_EXERCISE GOAL_.
Can you print the data exactly and leave out each image?

■ ■ ■ ■

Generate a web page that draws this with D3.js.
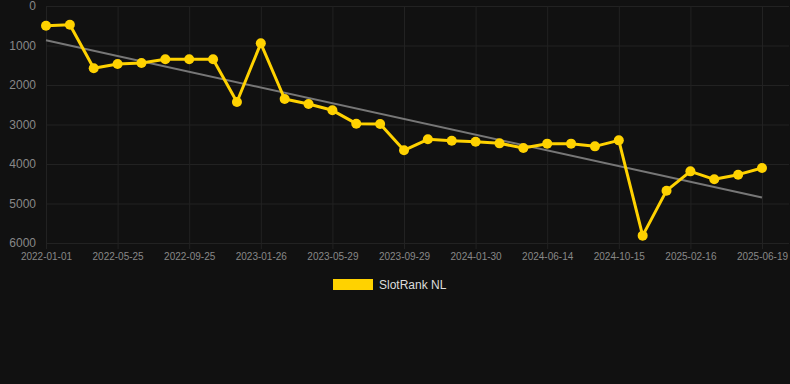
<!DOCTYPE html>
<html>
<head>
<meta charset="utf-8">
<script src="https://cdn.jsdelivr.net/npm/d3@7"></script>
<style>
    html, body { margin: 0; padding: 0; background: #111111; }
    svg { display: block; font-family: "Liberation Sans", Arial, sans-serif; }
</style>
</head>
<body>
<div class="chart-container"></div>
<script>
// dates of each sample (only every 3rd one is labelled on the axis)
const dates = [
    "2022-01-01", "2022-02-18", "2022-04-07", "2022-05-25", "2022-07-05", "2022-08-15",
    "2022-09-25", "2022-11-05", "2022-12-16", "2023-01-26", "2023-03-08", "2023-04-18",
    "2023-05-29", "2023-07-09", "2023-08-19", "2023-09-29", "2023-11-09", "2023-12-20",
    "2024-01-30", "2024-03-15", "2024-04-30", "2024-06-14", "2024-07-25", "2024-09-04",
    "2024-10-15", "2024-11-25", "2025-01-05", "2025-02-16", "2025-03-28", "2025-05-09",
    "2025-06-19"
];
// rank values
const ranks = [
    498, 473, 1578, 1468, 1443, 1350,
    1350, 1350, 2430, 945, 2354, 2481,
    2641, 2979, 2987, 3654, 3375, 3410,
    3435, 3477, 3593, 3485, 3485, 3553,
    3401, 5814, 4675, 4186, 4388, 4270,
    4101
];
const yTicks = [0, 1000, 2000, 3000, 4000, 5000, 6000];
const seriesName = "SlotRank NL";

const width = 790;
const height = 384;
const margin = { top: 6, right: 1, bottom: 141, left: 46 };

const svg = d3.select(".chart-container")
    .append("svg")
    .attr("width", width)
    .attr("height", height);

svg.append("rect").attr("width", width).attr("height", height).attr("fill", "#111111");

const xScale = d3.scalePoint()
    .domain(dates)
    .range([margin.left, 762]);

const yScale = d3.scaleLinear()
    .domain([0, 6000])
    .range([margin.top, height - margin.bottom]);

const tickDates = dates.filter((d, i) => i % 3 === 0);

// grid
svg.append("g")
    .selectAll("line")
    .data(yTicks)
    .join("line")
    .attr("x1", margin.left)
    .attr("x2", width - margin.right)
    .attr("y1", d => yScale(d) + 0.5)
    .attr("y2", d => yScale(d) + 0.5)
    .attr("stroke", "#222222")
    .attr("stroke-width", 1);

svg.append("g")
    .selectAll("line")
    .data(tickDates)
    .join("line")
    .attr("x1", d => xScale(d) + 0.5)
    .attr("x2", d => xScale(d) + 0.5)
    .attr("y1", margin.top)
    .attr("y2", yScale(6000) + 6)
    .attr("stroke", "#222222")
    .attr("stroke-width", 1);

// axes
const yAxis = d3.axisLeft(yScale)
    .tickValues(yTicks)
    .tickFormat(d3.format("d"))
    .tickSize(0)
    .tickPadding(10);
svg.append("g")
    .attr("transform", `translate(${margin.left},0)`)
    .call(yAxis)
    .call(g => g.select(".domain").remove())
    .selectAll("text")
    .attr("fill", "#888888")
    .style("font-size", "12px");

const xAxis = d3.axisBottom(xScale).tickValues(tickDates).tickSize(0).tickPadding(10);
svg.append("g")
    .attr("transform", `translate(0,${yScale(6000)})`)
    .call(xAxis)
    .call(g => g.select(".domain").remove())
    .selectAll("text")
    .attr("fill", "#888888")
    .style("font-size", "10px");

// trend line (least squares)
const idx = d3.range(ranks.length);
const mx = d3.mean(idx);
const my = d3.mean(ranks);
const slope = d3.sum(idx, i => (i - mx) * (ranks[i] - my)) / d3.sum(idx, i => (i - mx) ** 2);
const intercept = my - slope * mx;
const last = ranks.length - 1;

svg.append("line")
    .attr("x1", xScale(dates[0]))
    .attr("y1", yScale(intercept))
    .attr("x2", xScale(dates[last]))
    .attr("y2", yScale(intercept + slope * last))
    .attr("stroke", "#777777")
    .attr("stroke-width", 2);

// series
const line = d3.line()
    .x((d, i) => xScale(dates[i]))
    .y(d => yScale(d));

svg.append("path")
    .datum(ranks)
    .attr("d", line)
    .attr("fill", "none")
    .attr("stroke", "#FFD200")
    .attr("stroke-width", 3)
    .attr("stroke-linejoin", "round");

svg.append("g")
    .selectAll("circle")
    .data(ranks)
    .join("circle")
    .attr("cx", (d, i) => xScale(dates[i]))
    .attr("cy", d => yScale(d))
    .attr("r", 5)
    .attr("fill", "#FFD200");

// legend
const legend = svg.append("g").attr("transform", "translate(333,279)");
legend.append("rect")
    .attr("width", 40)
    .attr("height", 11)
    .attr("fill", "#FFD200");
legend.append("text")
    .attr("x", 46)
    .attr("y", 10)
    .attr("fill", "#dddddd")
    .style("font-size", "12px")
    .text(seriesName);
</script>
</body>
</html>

■ ■ ■ ■

_OUTPUT FOR THIS TASK_.
Generate a web page that draws this with D3.js.
<!DOCTYPE html>
<html>
<head>
<meta charset="utf-8">
<script src="https://cdn.jsdelivr.net/npm/d3@7"></script>
<style>
    html, body { margin: 0; padding: 0; background: #111111; }
    svg { display: block; font-family: "Liberation Sans", Arial, sans-serif; }
</style>
</head>
<body>
<div class="chart-container"></div>
<script>
// dates of each sample (only every 3rd one is labelled on the axis)
const dates = [
    "2022-01-01", "2022-02-18", "2022-04-07", "2022-05-25", "2022-07-05", "2022-08-15",
    "2022-09-25", "2022-11-05", "2022-12-16", "2023-01-26", "2023-03-08", "2023-04-18",
    "2023-05-29", "2023-07-09", "2023-08-19", "2023-09-29", "2023-11-09", "2023-12-20",
    "2024-01-30", "2024-03-15", "2024-04-30", "2024-06-14", "2024-07-25", "2024-09-04",
    "2024-10-15", "2024-11-25", "2025-01-05", "2025-02-16", "2025-03-28", "2025-05-09",
    "2025-06-19"
];
// rank values
const ranks = [
    498, 473, 1578, 1468, 1443, 1350,
    1350, 1350, 2430, 945, 2354, 2481,
    2641, 2979, 2987, 3654, 3375, 3410,
    3435, 3477, 3593, 3485, 3485, 3553,
    3401, 5814, 4675, 4186, 4388, 4270,
    4101
];
const yTicks = [0, 1000, 2000, 3000, 4000, 5000, 6000];
const seriesName = "SlotRank NL";

const width = 790;
const height = 384;
const margin = { top: 6, right: 1, bottom: 141, left: 46 };

const svg = d3.select(".chart-container")
    .append("svg")
    .attr("width", width)
    .attr("height", height);

svg.append("rect").attr("width", width).attr("height", height).attr("fill", "#111111");

const xScale = d3.scalePoint()
    .domain(dates)
    .range([margin.left, 762]);

const yScale = d3.scaleLinear()
    .domain([0, 6000])
    .range([margin.top, height - margin.bottom]);

const tickDates = dates.filter((d, i) => i % 3 === 0);

// grid
svg.append("g")
    .selectAll("line")
    .data(yTicks)
    .join("line")
    .attr("x1", margin.left)
    .attr("x2", width - margin.right)
    .attr("y1", d => yScale(d) + 0.5)
    .attr("y2", d => yScale(d) + 0.5)
    .attr("stroke", "#222222")
    .attr("stroke-width", 1);

svg.append("g")
    .selectAll("line")
    .data(tickDates)
    .join("line")
    .attr("x1", d => xScale(d) + 0.5)
    .attr("x2", d => xScale(d) + 0.5)
    .attr("y1", margin.top)
    .attr("y2", yScale(6000) + 6)
    .attr("stroke", "#222222")
    .attr("stroke-width", 1);

// axes
const yAxis = d3.axisLeft(yScale)
    .tickValues(yTicks)
    .tickFormat(d3.format("d"))
    .tickSize(0)
    .tickPadding(10);
svg.append("g")
    .attr("transform", `translate(${margin.left},0)`)
    .call(yAxis)
    .call(g => g.select(".domain").remove())
    .selectAll("text")
    .attr("fill", "#888888")
    .style("font-size", "12px");

const xAxis = d3.axisBottom(xScale).tickValues(tickDates).tickSize(0).tickPadding(10);
svg.append("g")
    .attr("transform", `translate(0,${yScale(6000)})`)
    .call(xAxis)
    .call(g => g.select(".domain").remove())
    .selectAll("text")
    .attr("fill", "#888888")
    .style("font-size", "10px");

// trend line (least squares)
const idx = d3.range(ranks.length);
const mx = d3.mean(idx);
const my = d3.mean(ranks);
const slope = d3.sum(idx, i => (i - mx) * (ranks[i] - my)) / d3.sum(idx, i => (i - mx) ** 2);
const intercept = my - slope * mx;
const last = ranks.length - 1;

svg.append("line")
    .attr("x1", xScale(dates[0]))
    .attr("y1", yScale(intercept))
    .attr("x2", xScale(dates[last]))
    .attr("y2", yScale(intercept + slope * last))
    .attr("stroke", "#777777")
    .attr("stroke-width", 2);

// series
const line = d3.line()
    .x((d, i) => xScale(dates[i]))
    .y(d => yScale(d));

svg.append("path")
    .datum(ranks)
    .attr("d", line)
    .attr("fill", "none")
    .attr("stroke", "#FFD200")
    .attr("stroke-width", 3)
    .attr("stroke-linejoin", "round");

svg.append("g")
    .selectAll("circle")
    .data(ranks)
    .join("circle")
    .attr("cx", (d, i) => xScale(dates[i]))
    .attr("cy", d => yScale(d))
    .attr("r", 5)
    .attr("fill", "#FFD200");

// legend
const legend = svg.append("g").attr("transform", "translate(333,279)");
legend.append("rect")
    .attr("width", 40)
    .attr("height", 11)
    .attr("fill", "#FFD200");
legend.append("text")
    .attr("x", 46)
    .attr("y", 10)
    .attr("fill", "#dddddd")
    .style("font-size", "12px")
    .text(seriesName);
</script>
</body>
</html>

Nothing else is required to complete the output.